Chemists cannot yet easily predict many aspects of organic chemistry, the chemistry underpinning life. For example, we do not understand how many reactions that happen within living organisms are controlled and prevented from continually happening. Another thing we do not know, and this is true for all four forces of nature and not just electromagnetism, is why the forces take the strengths they do. Why is the electromagnetic force such that electron shells are spaced as they are, and not closer, or further, from atoms? Is it inevitable that the electromagnetic force is the strength it is, or is it a fluke of our universe? What we do know is that the electromagnetic force defines the chemistry we experience, and that, without chemistry, life could not exist. But it is not the only force that life required to be just right. We needed the weaker force of gravity to allow our solar system to form, and the Earth within it. I now turn to the role of gravity in our existence.

Our Locale

Our universe is truly magnificent, yet one aspect of it is deeply frustrating. It is so large that the prospects of us exploring beyond our immediate backyard are slim. The space probe Voyager 1 was launched in September 1977 when I was nine years old, and it has been travelling for over forty-five years. It is the most distant human artefact from Earth, being about 24 billion kilometres away. A beam of light fired from Earth could reach Voyager 1 in just less than a day. On the scale of the universe, 24 billion kilometres is very close by.

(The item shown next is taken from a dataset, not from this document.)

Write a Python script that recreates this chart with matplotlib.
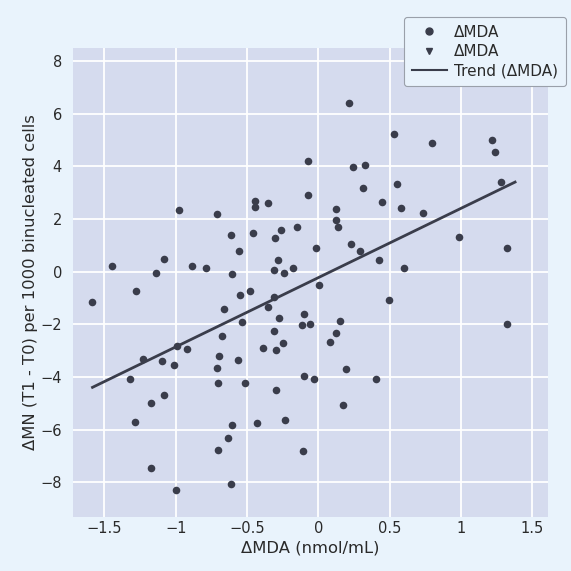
import matplotlib
matplotlib.use("Agg")
import matplotlib.pyplot as plt
from matplotlib.lines import Line2D
import numpy as np

# Data
mda_x = [-1.448, -1.14, -1.08, -0.977, -0.884, -0.786, -0.713, -0.613, -0.608, -0.557,
         -0.459, -0.445, -0.447, -0.352, -0.305, -0.284, -0.312, -0.26, -0.242, -0.179,
         -0.148, -0.074, -0.076, -0.015,
         0.214, 0.531, 0.795, 1.213, 1.234, 0.239, 0.328, 0.314, 0.547, 0.445,
         0.575, 0.734, 1.276, 0.12, 0.12, 0.134, 0.225, 0.29, 0.421, 0.599, 0.984, 1.318,
         -1.584, -1.278, -0.547, -0.48, -0.664, -0.538, -0.312, -0.356, -0.277, -0.312,
         -0.298, -0.246, -0.391, -0.678, -0.562, -0.695, -0.709, -0.704, -0.513, -0.296,
         -0.993, -0.919, -1.229, -1.096, -1.014, -1.32, -1.084, -1.171, -1.285, -0.606,
         -0.632, -0.704, -0.428, -0.237, -1.171, -1.0, -0.613, -0.106, -0.102, -0.032,
         -0.099, -0.113, -0.062, 0.006,
         0.494, 0.151, 0.125, 0.078, 1.32, 0.193, 0.405, 0.174]
mn_y = [0.22, -0.04, 0.48, 2.34, 0.23, 0.13, 2.19, 1.39, -0.09, 0.77,
        1.46, 2.68, 2.44, 2.61, 1.29, 0.43, 0.05, 1.58, -0.04, 0.14,
        1.71, 4.21, 2.91, 0.89,
        6.39, 5.21, 4.87, 5.0, 4.55, 3.96, 4.04, 3.19, 3.32, 2.63,
        2.43, 2.24, 3.39, 2.38, 1.96, 1.71, 1.04, 0.79, 0.46, 0.14, 1.32, 0.91,
        -1.16, -0.74, -0.90, -0.73, -1.43, -1.90, -0.97, -1.33, -1.74, -2.24,
        -2.96, -2.72, -2.91, -2.44, -3.34, -3.19, -3.65, -4.22, -4.24, -4.48,
        -2.81, -2.93, -3.32, -3.40, -3.54, -4.06, -4.68, -4.98, -5.69, -5.82,
        -6.30, -6.78, -5.75, -5.63, -7.46, -8.28, -8.07, -6.82, -3.97, -4.07,
        -1.61, -2.01, -1.97, -0.52,
        -1.06, -1.88, -2.34, -2.66, -1.98, -3.70, -4.06, -5.07]

trend_x = [-1.584, 1.378]
trend_slope = 2.63
trend_intercept = -0.224

x_ticks = [-1.5, -1, -0.5, 0, 0.5, 1, 1.5]
x_tick_labels = ["\u22121.5", "\u22121", "\u22120.5", "0", "0.5", "1", "1.5"]
y_ticks = [-8, -6, -4, -2, 0, 2, 4, 6, 8]
y_tick_labels = ["\u22128", "\u22126", "\u22124", "\u22122", "0", "2", "4", "6", "8"]

fig_bg = "#e9f3fc"
ax_bg = "#d5dbee"
mark_col = "#3a3d4b"
text_col = "#2a2a2a"

fig = plt.figure(figsize=(5.71, 5.71), dpi=100, facecolor=fig_bg)
ax = fig.add_axes([0.128, 0.0946, 0.832, 0.8214])
ax.set_facecolor(ax_bg)

ax.set_xlim(-1.72, 1.61)
ax.set_ylim(-9.31, 8.49)
ax.set_xticks(x_ticks)
ax.set_xticklabels(x_tick_labels)
ax.set_yticks(y_ticks)
ax.set_yticklabels(y_tick_labels)
ax.grid(True, color="white", linewidth=1.3)
ax.set_axisbelow(True)
for s in ax.spines.values():
    s.set_visible(False)
ax.tick_params(axis="x", length=0, labelsize=10.5, colors=text_col, pad=3)
ax.tick_params(axis="y", length=0, labelsize=10.5, colors=text_col, pad=8)

ax.scatter(mda_x, mn_y, s=30, color=mark_col, zorder=3, linewidths=0)
tx = np.array(trend_x)
ax.plot(tx, trend_slope * tx + trend_intercept, color=mark_col, linewidth=2, zorder=2)

ax.set_xlabel("\u0394MDA (nmol/mL)", fontsize=11.8, color=text_col, labelpad=3)
ax.set_ylabel("\u0394MN (T1 - T0) per 1000 binucleated cells", fontsize=11.8,
              color=text_col, labelpad=1.5)

handles = [
    Line2D([], [], marker="o", linestyle="none", color=mark_col, markersize=5),
    Line2D([], [], marker="v", linestyle="none", color=mark_col, markersize=5),
    Line2D([], [], color=mark_col, linewidth=1.5),
]
labels = ["\u0394MDA", "\u0394MDA", "Trend (\u0394MDA)"]
leg = fig.legend(handles, labels, loc="upper right",
                 bbox_to_anchor=(566 / 571, 1 - 17 / 571), borderaxespad=0,
                 fontsize=11, frameon=True, fancybox=True, framealpha=1,
                 handlelength=2.3, handletextpad=0.5, labelspacing=0.3,
                 borderpad=0.5)
leg.get_frame().set_facecolor(fig_bg)
leg.get_frame().set_edgecolor("#9aa0aa")
leg.get_frame().set_linewidth(0.8)
for t in leg.get_texts():
    t.set_color(text_col)

fig.savefig("out.png", dpi=100, facecolor=fig_bg)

Alpha Centauri, the closest star system to our sun, is 4.37 light years away. Voyager 1 is not travelling towards Alpha Centauri, but if it was, at its current speed it would take about 80,000 years to get there.

Our sun is a star, and it, along with the planets around it, forms a star system. Our star system, the solar system, has just one star, the sun. Many star systems have more than one star, and they orbit one another in elaborate dances. The Castor star system, for example, has six stars.